Avoir confiance signifie entrer activement dans cet amour divin, participer à ce travail de pacification, pour être en harmonie avec le Seigneur lorsqu’il dit: « Heureux les pacificateurs, les artisans de paix, car ils seront appelés fils de Dieu ». Nous devons apporter, autant que nous le pouvons, notre amour à tous ceux qui souffrent, sachant que le Juge du Jugement Dernier s’identifie avec ceux qui souffrent. Et donc, ce que nous faisons à ceux qui souffrent, nous le faisons au Juge Ultime de notre vie. Cela est important: en ce moment, nous pouvons apporter au monde cette victoire qui est la sienne, en participant activement à sa charité. Aujourd’hui, dans un monde multiculturel et multireligieux, de nombreuses personnes sont tentées de dire: « Pour la paix dans le monde entre les religions, les cultures, il vaut mieux ne pas trop parler des spécificités du christianisme; c’est-à-dire de Jésus, de l’Eglise, des sacrements. Contentons-nous des choses qui peuvent être plus ou moins communes…». Mais cela n’est pas vrai. Précisément en ce moment — au moment d’un grand abus du nom de Dieu — nous avons besoin du Dieu qui vainc sur la Croix, qui ne vainc pas avec la violence, mais avec son amour. Précisément en ce moment, nous avons besoin de la Face du Christ, pour connaître la véritable Face de Dieu et pour apporter ainsi la réconciliation et la lumière à ce monde. C’est pourquoi, avec l’amour, avec le message de l’amour, avec tout ce que nous pouvons accomplir pour les personnes qui souffrent dans ce monde, nous devons également apporter le témoignage de ce Dieu, de la victoire de Dieu précisément à travers la non violence de sa Croix.

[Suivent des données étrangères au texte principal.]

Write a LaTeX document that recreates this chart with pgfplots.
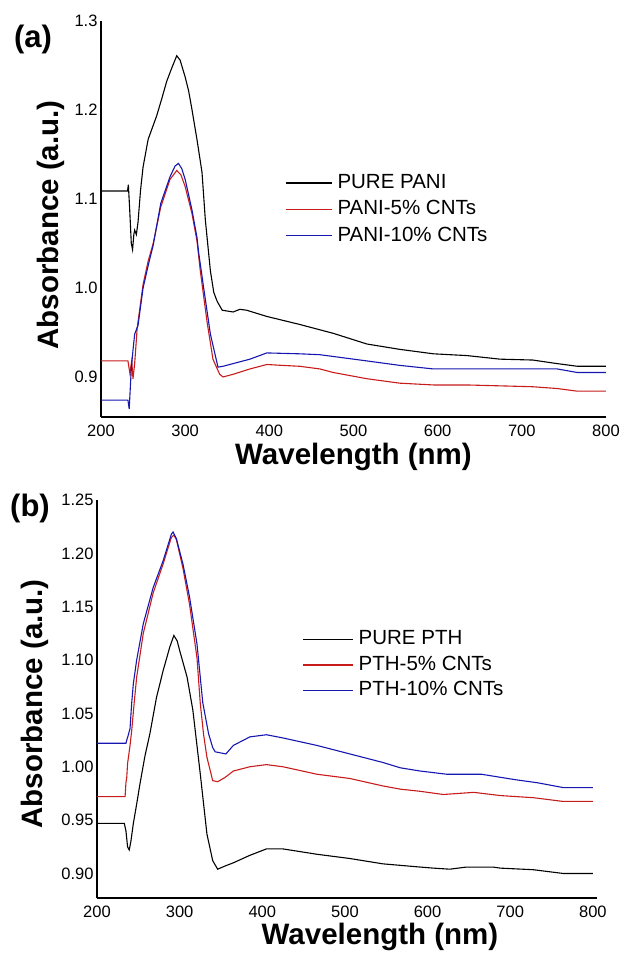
\documentclass[border=0pt]{standalone}
\usepackage{pgfplots}
\pgfplotsset{compat=1.18}
\usepackage{fontspec}
\setmainfont{Liberation Sans}
\definecolor{cred}{RGB}{200,28,28}
\definecolor{cblue}{RGB}{22,22,176}
\pgfplotsset{
  myaxis/.style={
    scale only axis,
    anchor=south west,
    axis x line*=bottom, axis y line*=left,
    x axis line style={-, line width=1.4pt},
    y axis line style={-, line width=1.4pt},
    major tick length=0pt,
    /pgf/number format/assume math mode=true,
    tick label style={font=\fontsize{16.5}{17}\selectfont},
    xtick={200,300,400,500,600,700,800},
    xmin=200,
    xticklabel style={/pgf/number format/1000 sep={}, yshift=-4pt},
    label style={font=\bfseries\fontsize{29.5}{30}\selectfont},
    every axis plot/.append style={line width=1.1pt, mark=none},
    legend image code/.code={\draw[#1, line width=1.5pt] (0pt,0pt) -- (46pt,0pt);},
    legend cell align=left,
  }
}
\begin{document}
\begin{tikzpicture}
\useasboundingbox (0,0) rectangle (622pt,954pt);
% ---------- (a) ----------
\begin{axis}[myaxis,
  at={(101pt,537pt)}, width=505pt, height=396pt,
  xmax=800, ymin=0.855, ymax=1.3,
  ytick={0.9,1.0,1.1,1.2,1.3},
  yticklabel style={/pgf/number format/.cd, fixed, fixed zerofill, precision=1},
  xlabel={Wavelength (nm)}, ylabel={Absorbance (a.u.)},
  xlabel style={at={(axis description cs:0.5,-0.121)}, anchor=base},
  ylabel style={at={(axis description cs:-0.099,0.485)}, anchor=center},
  legend style={draw=none, fill=none, at={(axis description cs:0.364,0.623)}, anchor=north west,
    font=\fontsize{20.5}{22}\selectfont, inner sep=0pt, row sep=1.3pt, column sep=5pt,
    nodes={inner xsep=0pt, inner ysep=3pt, text height=15pt, text depth=4pt}},
]
\addplot[black] coordinates {(200,1.109)(231.5,1.109)(232.5,1.116)(234,1.09)(236,1.05)(237.5,1.043)(239,1.06)(240,1.065)(242,1.06)(244,1.074)(247,1.11)(250,1.136)(256,1.167)(266,1.193)(272,1.212)(278,1.232)(284,1.247)(290,1.261)(294,1.256)(300,1.237)(304,1.222)(308,1.201)(314,1.167)(320,1.13)(324,1.076)(330,1.019)(334,0.995)(338,0.985)(344,0.975)(357,0.973)(365,0.976)(373,0.975)(397,0.968)(436,0.959)(460,0.953)(476,0.949)(516,0.937)(555,0.931)(595,0.926)(635,0.924)(674,0.920)(713,0.919)(742,0.915)(766,0.912)(800,0.912)};
\addlegendentry{PURE PANI}
\addplot[cred] coordinates {(200,0.918)(232,0.918)(233,0.912)(234.5,0.903)(235.5,0.912)(236.5,0.918)(238,0.898)(240,0.915)(243,0.955)(250,1.004)(256,1.03)(262,1.05)(271,1.091)(282,1.122)(290,1.132)(295,1.127)(300,1.114)(308,1.084)(314,1.053)(318,1.019)(326,0.962)(333,0.920)(341,0.903)(345,0.900)(357,0.903)(377,0.909)(397,0.914)(415,0.913)(436,0.912)(460,0.909)(476,0.905)(516,0.898)(555,0.893)(595,0.891)(635,0.891)(674,0.890)(713,0.889)(742,0.887)(766,0.884)(800,0.884)};
\addlegendentry{PANI-5\% CNTs}
\addplot[cblue] coordinates {(200,0.874)(232,0.874)(233.5,0.864)(236,0.909)(238,0.93)(240,0.948)(244,0.958)(250,1.0)(256,1.025)(262,1.048)(271,1.095)(282,1.125)(288,1.137)(292,1.140)(296,1.134)(300,1.122)(308,1.088)(314,1.057)(316,1.04)(322,1.0)(330,0.948)(339,0.911)(345,0.912)(357,0.915)(377,0.920)(397,0.927)(436,0.926)(460,0.925)(476,0.923)(516,0.918)(555,0.913)(595,0.909)(674,0.909)(742,0.909)(766,0.905)(800,0.905)};
\addlegendentry{PANI-10\% CNTs}
\end{axis}
% ---------- (b) ----------
\begin{axis}[myaxis,
  at={(97pt,56pt)}, width=500pt, height=398pt,
  xmax=805, ymin=0.877, ymax=1.25,
  ytick={0.90,0.95,1.00,1.05,1.10,1.15,1.20,1.25},
  yticklabel style={/pgf/number format/.cd, fixed, fixed zerofill, precision=2},
  xlabel={Wavelength (nm)}, ylabel={Absorbance (a.u.)},
  xlabel style={at={(axis description cs:0.566,-0.118)}, anchor=base},
  ylabel style={at={(axis description cs:-0.124,0.488)}, anchor=center},
  legend style={draw=none, fill=none, at={(axis description cs:0.41,0.682)}, anchor=north west,
    font=\fontsize{20.5}{22}\selectfont, inner sep=0pt, row sep=0.5pt, column sep=5pt,
    nodes={inner xsep=0pt, inner ysep=3pt, text height=15pt, text depth=4pt}},
  legend image code/.code={\draw[#1, line width=1.5pt] (0pt,0pt) -- (50pt,0pt);},
]
\addplot[black] coordinates {(200,0.947)(233,0.947)(235,0.94)(237,0.925)(239,0.922)(241,0.93)(244,0.947)(248,0.965)(252,0.984)(258,1.01)(264,1.031)(272,1.065)(280,1.090)(288,1.112)(293,1.123)(297,1.118)(300,1.109)(309,1.084)(316,1.053)(325,0.993)(333,0.937)(340,0.912)(346,0.904)(355,0.907)(365,0.910)(385,0.917)(405,0.923)(425,0.923)(466,0.918)(506,0.914)(546,0.909)(591,0.906)(607,0.905)(627,0.904)(647,0.906)(679,0.906)(688,0.905)(728,0.9035)(764,0.900)(800,0.900)};
\addlegendentry{PURE PTH}
\addplot[cred] coordinates {(200,0.972)(234,0.972)(235,0.985)(236,0.99)(237,1.003)(240,1.02)(242,1.034)(245,1.06)(248,1.084)(256,1.125)(268,1.163)(280,1.190)(290,1.215)(293,1.217)(296,1.213)(304,1.186)(312,1.152)(321,1.102)(325,1.059)(329,1.03)(333,1.009)(340,0.987)(346,0.986)(355,0.99)(365,0.996)(385,1.0)(405,1.002)(425,1.0)(466,0.993)(506,0.989)(546,0.982)(567,0.979)(591,0.977)(619,0.974)(656,0.976)(688,0.973)(728,0.971)(764,0.9675)(800,0.9675)};
\addlegendentry{PTH-5\% CNTs}
\addplot[cblue] coordinates {(200,1.022)(235,1.022)(236,1.025)(238,1.03)(240,1.036)(242,1.06)(244,1.078)(248,1.1)(256,1.134)(268,1.168)(280,1.193)(290,1.218)(292,1.22)(296,1.214)(304,1.190)(312,1.159)(321,1.115)(328,1.06)(335,1.031)(340,1.018)(343,1.014)(356,1.012)(365,1.020)(385,1.028)(405,1.030)(425,1.027)(466,1.020)(506,1.012)(546,1.004)(567,0.999)(591,0.996)(623,0.993)(665,0.993)(705,0.988)(733,0.985)(764,0.9805)(800,0.9805)};
\addlegendentry{PTH-10\% CNTs}
\end{axis}
\node[font=\bfseries\fontsize{31}{32}\selectfont] at (33pt,915pt) {(a)};
\node[font=\bfseries\fontsize{31}{32}\selectfont] at (30pt,446pt) {(b)};
\end{tikzpicture}
\end{document}
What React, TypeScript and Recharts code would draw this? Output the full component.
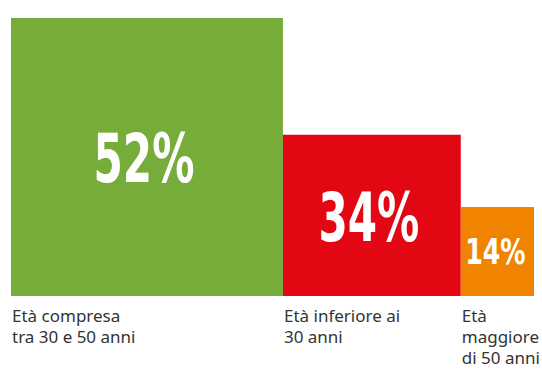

Nous revenons ainsi au point de départ. Ce que nous pouvons faire, c’est apporter le témoignage de l’amour, le témoignage de la foi; et surtout élever un cri à Dieu: nous pouvons prier! Nous sommes certains que notre Père écoute le cri de ses enfants. Lors de la Messe, en nous préparant à la Sainte Communion, à recevoir le Corps du Christ qui nous unit, nous prions avec l’Eglise: « Libère-nous, ô Seigneur, de tous les maux, accorde la paix à notre temps ». Que telle soit notre prière en ce moment: « Libère-nous de tous les maux et donne-nous la paix ». Mais pas demain ou après-demain: donne-nous, Seigneur, la paix aujourd’hui! Amen.